The Fall of Tocorón and the Tren de Aragua Franchise

Pressure built on then-President Nicolás Maduro to take action against Tren de Aragua. Seeking national and international approval in the face of elections, his administration launched a major operation to take back control of Tocorón, sending in thousands of police and soldiers on September 23, 2023. 

But when security forces entered the prison, many of Tren de Aragua’s top leaders, including Niño Guerrero, were nowhere to be found. 

Without his seat of power, on the run, and with a huge reward for his capture, Niño Guerrero’s hold over Tren de Aragua’s web fractured. And instead of a centralized organization, the group’s cells became more like franchises, forming a loose network of criminal groups that share merely a name.

What Does Niño Guerrero’s Death Mean for Tren de Aragua’s Future?

Despite the Tocorón takeover, leaders and media around Latin America continued to call Tren de Aragua one of the biggest criminal threats in Latin American organized crime, with Niño Guerrero as one of the region’s top targets.

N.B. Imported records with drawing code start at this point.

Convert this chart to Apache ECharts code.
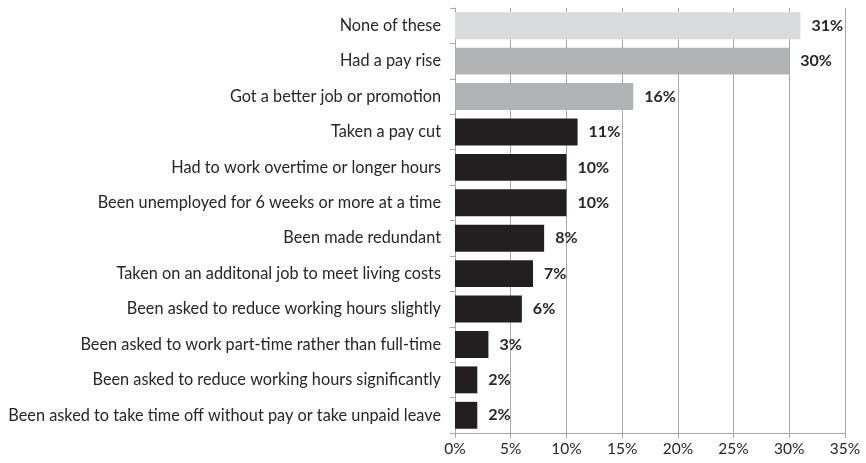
<!DOCTYPE html>
<html><head><meta charset="utf-8">
<script src="https://cdn.jsdelivr.net/npm/echarts@6/dist/echarts.min.js"></script>
<style>html,body{margin:0;padding:0;background:#fff}#c{width:866px;height:463px}</style>
</head><body><div id="c"></div>
<script>
const categories = [
  "None of these",
  "Had a pay rise",
  "Got a better job or promotion",
  "Taken a pay cut",
  "Had to work overtime or longer hours",
  "Been unemployed for 6 weeks or more at a time",
  "Been made redundant",
  "Taken on an additonal job to meet living costs",
  "Been asked to reduce working hours slightly",
  "Been asked to work part-time rather than full-time",
  "Been asked to reduce working hours significantly",
  "Been asked to take time off without pay or take unpaid leave"
];
const values = [31, 30, 16, 11, 10, 10, 8, 7, 6, 3, 2, 2];
const xTicks = [0, 5, 10, 15, 20, 25, 30, 35];

function barColor(i) {
  if (i === 0) return '#d9dadb';
  if (i <= 2) return '#b2b3b5';
  return '#231f20';
}
const font = 'Lato, sans-serif';
const chart = echarts.init(document.getElementById('c'));
chart.setOption({
  animation: false,
  grid: { left: 455, right: 21, top: 8, bottom: 30, containLabel: false },
  xAxis: {
    type: 'value', min: xTicks[0], max: xTicks[xTicks.length - 1], interval: 5,
    axisLine: { show: true, lineStyle: { color: '#a6a6a6', width: 1 } },
    axisTick: { show: true, length: 5, lineStyle: { color: '#a6a6a6' } },
    splitLine: { show: true, lineStyle: { color: '#a6a6a6', width: 1 } },
    axisLabel: { formatter: v => v + '%', color: '#262626', fontSize: 15.5, fontFamily: font, margin: 8 }
  },
  yAxis: {
    type: 'category', data: categories, inverse: true,
    axisLine: { show: true, lineStyle: { color: '#a6a6a6', width: 1 } },
    axisTick: { show: true, length: 5, lineStyle: { color: '#a6a6a6' } },
    axisLabel: { color: '#262626', fontSize: 16.3, fontFamily: font, margin: 14 }
  },
  series: [{
    type: 'bar',
    data: values.map((v, i) => ({ value: v, itemStyle: { color: barColor(i) } })),
    barCategoryGap: '24%',
    label: {
      show: true, position: 'right', distance: 11,
      formatter: p => p.value + '%',
      color: '#262626', fontWeight: 'bold', fontSize: 16, fontFamily: font
    }
  }]
});
</script></body></html>
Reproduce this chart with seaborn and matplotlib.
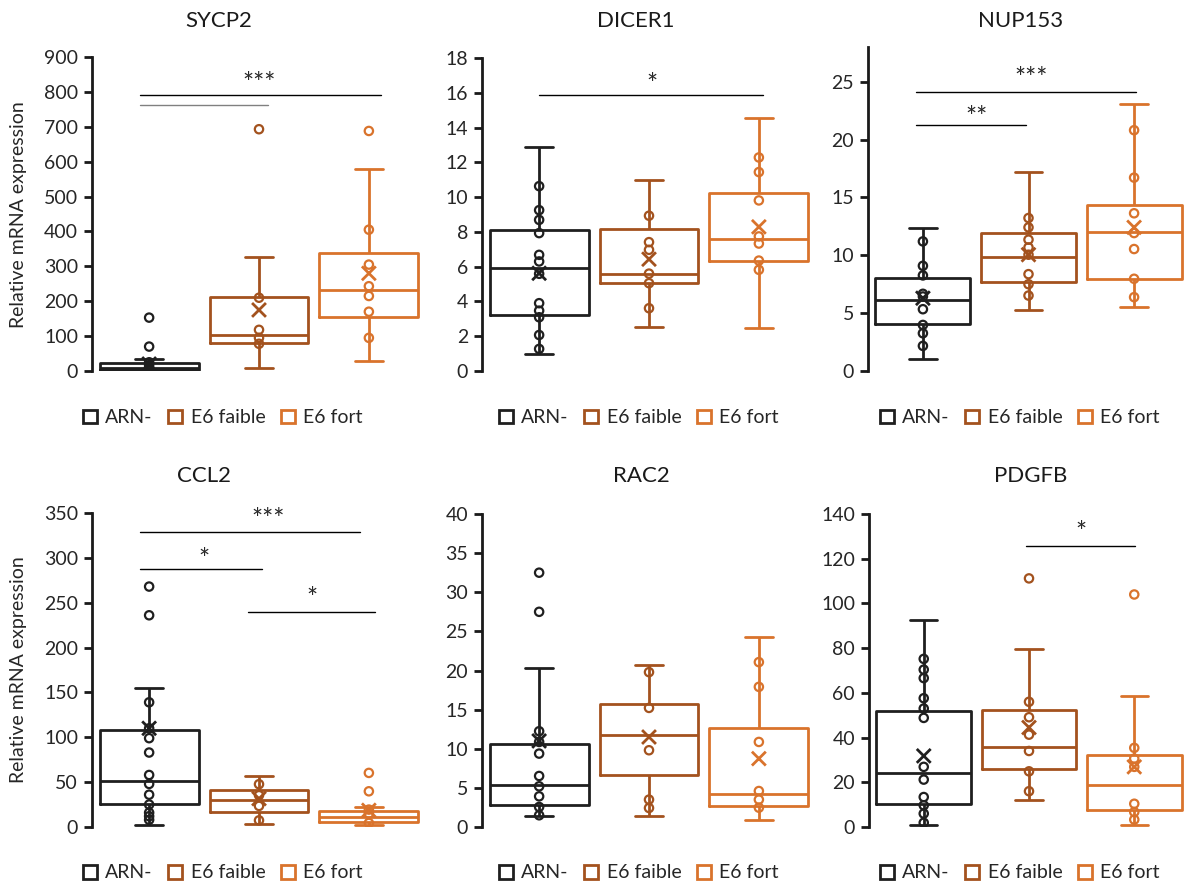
import numpy as np
import pandas as pd
import matplotlib
matplotlib.use('Agg')
import matplotlib.pyplot as plt
from matplotlib.patches import Patch
import seaborn as sns

sns.set_style('white')
plt.rcParams['font.family'] = ['Lato', 'DejaVu Sans']

groups = ['ARN-', 'E6 faible', 'E6 fort']
colors = ['#1f1f1f', '#a3521e', '#d9732c']

# box summaries: whisker low, q1, median, q3, whisker high
sycp2_box = [[1, 4, 10, 22, 33], [10, 79, 102, 211, 326], [30, 154, 232, 339, 579]]
sycp2_mean = [20, 175, 280]
sycp2_pts = [[153, 70, 25, 15, 8, 3, 1],
             [693, 210, 118, 95, 78],
             [688, 405, 305, 243, 215, 170, 95]]

dicer1_box = [[1.0, 3.2, 5.9, 8.08, 12.88], [2.53, 5.05, 5.6, 8.16, 10.96], [2.5, 6.3, 7.6, 10.23, 14.53]]
dicer1_mean = [5.62, 6.43, 8.29]
dicer1_pts = [[10.63, 9.25, 8.69, 7.93, 6.68, 6.3, 5.59, 3.9, 3.47, 3.09, 2.07, 1.27],
              [8.93, 7.41, 6.97, 5.6, 5.05, 3.61],
              [12.28, 11.44, 9.81, 7.74, 7.33, 6.35, 5.82]]

nup153_box = [[1.01, 4.07, 6.15, 8.03, 12.36], [5.23, 7.68, 9.87, 11.92, 17.18], [5.57, 7.97, 12.01, 14.35, 23.04]]
nup153_mean = [6.29, 10.05, 12.41]
nup153_pts = [[11.2, 9.09, 8.26, 6.67, 6.44, 5.34, 3.98, 3.26, 2.17],
              [13.22, 12.41, 11.35, 10.68, 10.05, 8.37, 7.5, 6.52],
              [20.81, 16.71, 13.63, 11.92, 10.54, 7.97, 6.38]]

ccl2_box = [[1.9, 26, 51, 108, 154.5], [3.7, 16.8, 29.8, 41, 57], [1.9, 5.6, 11.2, 17.9, 22.3]]
ccl2_mean = [110, 31.6, 18.6]
ccl2_pts = [[268, 236, 139, 110, 99, 83, 58, 48, 36, 25, 16, 12, 8],
            [47.7, 35.4, 23.5, 7.4],
            [60.3, 39.8, 19.4, 14.9, 4.5]]

rac2_box = [[1.41, 2.77, 5.33, 10.58, 20.38], [1.41, 6.7, 11.81, 15.78, 20.68], [0.94, 2.69, 4.26, 12.66, 24.3]]
rac2_mean = [11.0, 11.5, 8.74]
rac2_pts = [[32.5, 27.5, 12.24, 10.87, 9.38, 6.52, 5.2, 3.92, 2.56, 1.5],
            [19.79, 15.22, 9.81, 3.5, 2.43],
            [21.07, 17.91, 10.87, 4.6, 3.5, 2.47]]

pdgfb_box = [[1.04, 10.4, 24.2, 51.9, 92.8], [11.9, 26.1, 35.8, 52.2, 79.6], [1.04, 7.46, 18.66, 32.4, 58.8]]
pdgfb_mean = [31.8, 44.5, 26.9]
pdgfb_pts = [[75.2, 70.4, 66.6, 57.6, 53, 48.8, 26.9, 21.2, 13.4, 9.7, 6, 1.9],
             [111.2, 56, 49.1, 41.3, 34, 24.9, 16],
             [104, 35.4, 30.6, 26.9, 10.4, 6.7, 3.3]]

genes = ['SYCP2', 'DICER1', 'NUP153', 'CCL2', 'RAC2', 'PDGFB']
boxes = [sycp2_box, dicer1_box, nup153_box, ccl2_box, rac2_box, pdgfb_box]
means = [sycp2_mean, dicer1_mean, nup153_mean, ccl2_mean, rac2_mean, pdgfb_mean]
points = [sycp2_pts, dicer1_pts, nup153_pts, ccl2_pts, rac2_pts, pdgfb_pts]
ymax = [900, 18, 28, 350, 40, 140]
ystep = [100, 2, 5, 50, 5, 20]

# significance bars: (x start, x end, y, colour) and star labels (x, y, text)
sig_lines = [
    [(-0.08, 2.11, 791, 'black'), (-0.08, 1.08, 762, 'grey')],
    [(0.0, 2.04, 15.87, 'black')],
    [(-0.07, 2.02, 24.1, 'black'), (-0.07, 0.98, 21.3, 'black')],
    [(-0.08, 1.92, 329, 'black'), (-0.08, 1.03, 287.6, 'black'), (0.9, 2.06, 239.7, 'black')],
    [],
    [(0.97, 2.01, 125.7, 'black')],
]
sig_text = [
    [(1.0, 840, '***')],
    [(1.03, 16.8, '*')],
    [(1.02, 25.8, '***'), (0.51, 22.4, '**')],
    [(1.08, 350, '***'), (0.5, 305, '*'), (1.48, 261, '*')],
    [],
    [(1.49, 134.6, '*')],
]

W, H = 1189, 885
fig = plt.figure(figsize=(W / 100, H / 100), dpi=100)

# axes boxes in pixels: left, top, right, bottom
ax_px = [(92, 57, 426, 371), (482, 58, 816, 371), (868, 47, 1189, 371),
         (92, 513, 426, 827), (482, 514, 816, 827), (869, 514, 1189, 827)]
title_px = [(219, 21), (636, 21), (1021, 21), (204, 476), (641, 476), (1031, 476)]
legend_px = [(223, 418), (639, 418), (1020, 418), (223, 873), (639, 873), (1020, 873)]

for i, gene in enumerate(genes):
    l, t, r, b = ax_px[i]
    ax = fig.add_axes([l / W, 1 - b / H, (r - l) / W, (b - t) / H])

    box_df = pd.DataFrame([(g, v) for g, vals in zip(groups, boxes[i]) for v in vals],
                          columns=['group', 'value'])
    pts_df = pd.DataFrame([(g, v) for g, vals in zip(groups, points[i]) for v in vals],
                          columns=['group', 'value'])
    mean_df = pd.DataFrame({'group': groups, 'value': means[i]})

    sns.boxplot(data=box_df, x='group', y='value', hue='group', order=groups,
                hue_order=groups, palette=colors, fill=False, whis=np.inf,
                width=0.9, linewidth=2, legend=False, ax=ax, capwidths=0.26)

    n0 = len(ax.collections)
    sns.stripplot(data=pts_df, x='group', y='value', hue='group', order=groups,
                  hue_order=groups, palette=colors, jitter=False, size=6,
                  linewidth=1.6, legend=False, ax=ax)
    sns.stripplot(data=mean_df, x='group', y='value', hue='group', order=groups,
                  hue_order=groups, palette=colors, jitter=False, size=10,
                  marker='x', linewidth=2, legend=False, ax=ax)
    # hollow circles like the original
    for coll in ax.collections[n0:]:
        fc = coll.get_facecolors()
        coll.set_edgecolors(fc)
        coll.set_facecolors('none')
        coll.set_zorder(4)

    for x0, x1, y, c in sig_lines[i]:
        ax.plot([x0, x1], [y, y], color=c, lw=1)
    for x, y, s in sig_text[i]:
        ax.annotate(s, (x, y), xytext=(0, -7), textcoords='offset pixels',
                    ha='center', va='center', fontsize=19, color='#262626')

    ax.set_xlim(-0.52, 2.52)
    ax.set_ylim(0, ymax[i])
    ax.set_yticks(np.arange(0, ymax[i] + 0.1, ystep[i]))
    ax.set_xticks([])
    ax.set_xlabel('')
    ax.set_ylabel('')
    for s in ['top', 'right', 'bottom']:
        ax.spines[s].set_visible(False)
    ax.spines['left'].set_linewidth(2)
    ax.spines['left'].set_color('#1a1a1a')
    ax.tick_params(axis='y', left=True, direction='out', length=6, width=2,
                   color='#1a1a1a', labelsize=14, labelcolor='#262626', pad=4)
    ax.patch.set_alpha(0)

    fig.text(title_px[i][0] / W, 1 - title_px[i][1] / H, gene, ha='center',
             va='center', fontsize=16, color='#1a1a1a')

    handles = [Patch(facecolor='none', edgecolor=c, linewidth=2, label=g)
               for g, c in zip(groups, colors)]
    leg = ax.legend(handles=handles, loc='center',
                    bbox_to_anchor=(legend_px[i][0] / W, 1 - legend_px[i][1] / H),
                    bbox_transform=fig.transFigure, ncol=3, frameon=False,
                    fontsize=14, handlelength=0.7, handleheight=0.7,
                    columnspacing=0.8, handletextpad=0.45)
    for txt in leg.get_texts():
        txt.set_color('#262626')

fig.text(19 / W, 1 - 215 / H, 'Relative mRNA expression', rotation=90,
         ha='center', va='center', fontsize=14, color='#262626')
fig.text(19 / W, 1 - 670 / H, 'Relative mRNA expression', rotation=90,
         ha='center', va='center', fontsize=14, color='#262626')

fig.savefig('out.png', dpi=100)
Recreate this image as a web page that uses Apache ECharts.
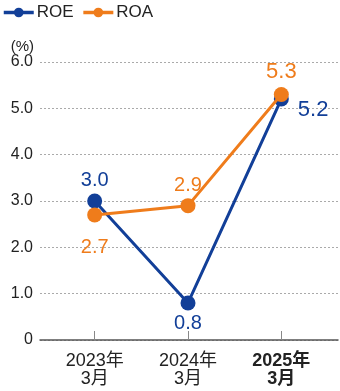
<!DOCTYPE html>
<html><head><meta charset="utf-8">
<script src="https://cdn.jsdelivr.net/npm/echarts@6/dist/echarts.min.js"></script>
<style>html,body{margin:0;padding:0;background:#fff}#c{width:340px;height:391px}</style>
</head><body><div id="c"></div>
<script>
const categories = ['2023年\n3月', '2024年\n3月', '2025年\n3月'];
const roe = [3.0, 0.8, 5.2];
const roa = [2.7, 2.9, 5.3];
const roeLabelPos = ['top', 'bottom', 'right'];
const roaLabelPos = ['bottom', 'top', 'top'];
const yTicks = [0, 1, 2, 3, 4, 5, 6];

const BLUE = '#123f98';
const ORANGE = '#ef7c1b';
const FONT = '"Liberation Sans", Arial, "Noto Sans CJK JP", sans-serif';

const roeOffsets = [[0, 2], [0, -2], [0, 11]];
const roaOffsets = [[0, 10], [0, 2], [0, 1]];

function makeData(vals, pos, offs, color) {
  return vals.map((v, i) => ({
    value: v,
    label: {
      position: pos[i],
      offset: offs[i],
      fontSize: i === 2 ? 22 : 20,
      distance: pos[i] === 'right' ? 9 : 5,
      color: color
    }
  }));
}

const chart = echarts.init(document.getElementById('c'), null, {renderer: 'canvas'});
chart.setOption({
  animation: false,
  textStyle: {fontFamily: FONT},
  legend: {
    left: 2, top: 4, padding: 0,
    itemWidth: 30, itemHeight: 12, itemGap: 8,
    lineStyle: {width: 3.5},
    textStyle: {fontSize: 17, color: '#222', fontFamily: FONT, padding: [0, 0, 0, -2]},
    data: ['ROE', 'ROA']
  },
  grid: [
    {left: 40, right: 2, top: 62, bottom: 51},
    {left: 48, right: 12, top: 62, bottom: 51}
  ],
  xAxis: [
    {gridIndex: 0, type: 'value', min: 0, max: 1,
      axisLine: {show: true, lineStyle: {color: '#555', width: 1.5}},
      axisTick: {show: false}, axisLabel: {show: false}, splitLine: {show: false}},
    {gridIndex: 1, type: 'category', data: categories, boundaryGap: true,
      axisLine: {show: false},
      axisTick: {show: true, inside: true, length: 9, alignWithLabel: true, lineStyle: {color: '#888', width: 1}},
      axisLabel: {
        interval: 0, margin: 12, fontSize: 18, lineHeight: 18, color: '#222', fontFamily: FONT,
        formatter: function (v, i) { return i === categories.length - 1 ? '{b|' + v.replace('\n', '}\n{b|') + '}' : v; },
        rich: {b: {fontWeight: 'bold', fontSize: 18, lineHeight: 18, color: '#222', fontFamily: FONT}}
      }}
  ],
  yAxis: [
    {gridIndex: 0, type: 'value', min: yTicks[0], max: yTicks[yTicks.length - 1], interval: 1,
      name: '(%)', nameLocation: 'end', nameGap: 8,
      nameTextStyle: {fontSize: 15, color: '#222', align: 'right', padding: [0, 6, 0, 0], fontFamily: FONT},
      axisLine: {show: false}, axisTick: {show: false},
      axisLabel: {fontSize: 16, color: '#222', margin: 7, fontFamily: FONT,
        formatter: v => v === 0 ? '0' : v.toFixed(1)},
      splitLine: {show: true, lineStyle: {color: '#aaa', type: [2, 2], width: 1}}},
    {gridIndex: 1, type: 'value', min: yTicks[0], max: yTicks[yTicks.length - 1], show: false,
      splitLine: {show: false}}
  ],
  series: [
    {name: 'ROE', type: 'line', xAxisIndex: 1, yAxisIndex: 1,
      data: makeData(roe, roeLabelPos, roeOffsets, BLUE),
      symbol: 'circle', symbolSize: 15,
      itemStyle: {color: BLUE}, lineStyle: {color: BLUE, width: 3},
      label: {show: true, formatter: p => p.value.toFixed(1), fontFamily: FONT},
      z: 2},
    {name: 'ROA', type: 'line', xAxisIndex: 1, yAxisIndex: 1,
      data: makeData(roa, roaLabelPos, roaOffsets, ORANGE),
      symbol: 'circle', symbolSize: 15,
      itemStyle: {color: ORANGE}, lineStyle: {color: ORANGE, width: 3},
      label: {show: true, formatter: p => p.value.toFixed(1), fontFamily: FONT},
      z: 3}
  ]
});
</script></body></html>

SEE ALSO: Tren de Aragua: Fact vs. Fiction

In 2024, the Trump administration offered a $5 million reward for his capture. Then in 2025, it named Tren de Aragua a Foreign Terrorist Organization

What Niño Guerrero’s death means for Tren de Aragua’s future is likely very little, given the gang’s fractured and atomized nature. Although he was still the head of a group with an outsized criminal reputation, his power had diminished in the aftermath of the Tocorón takedown.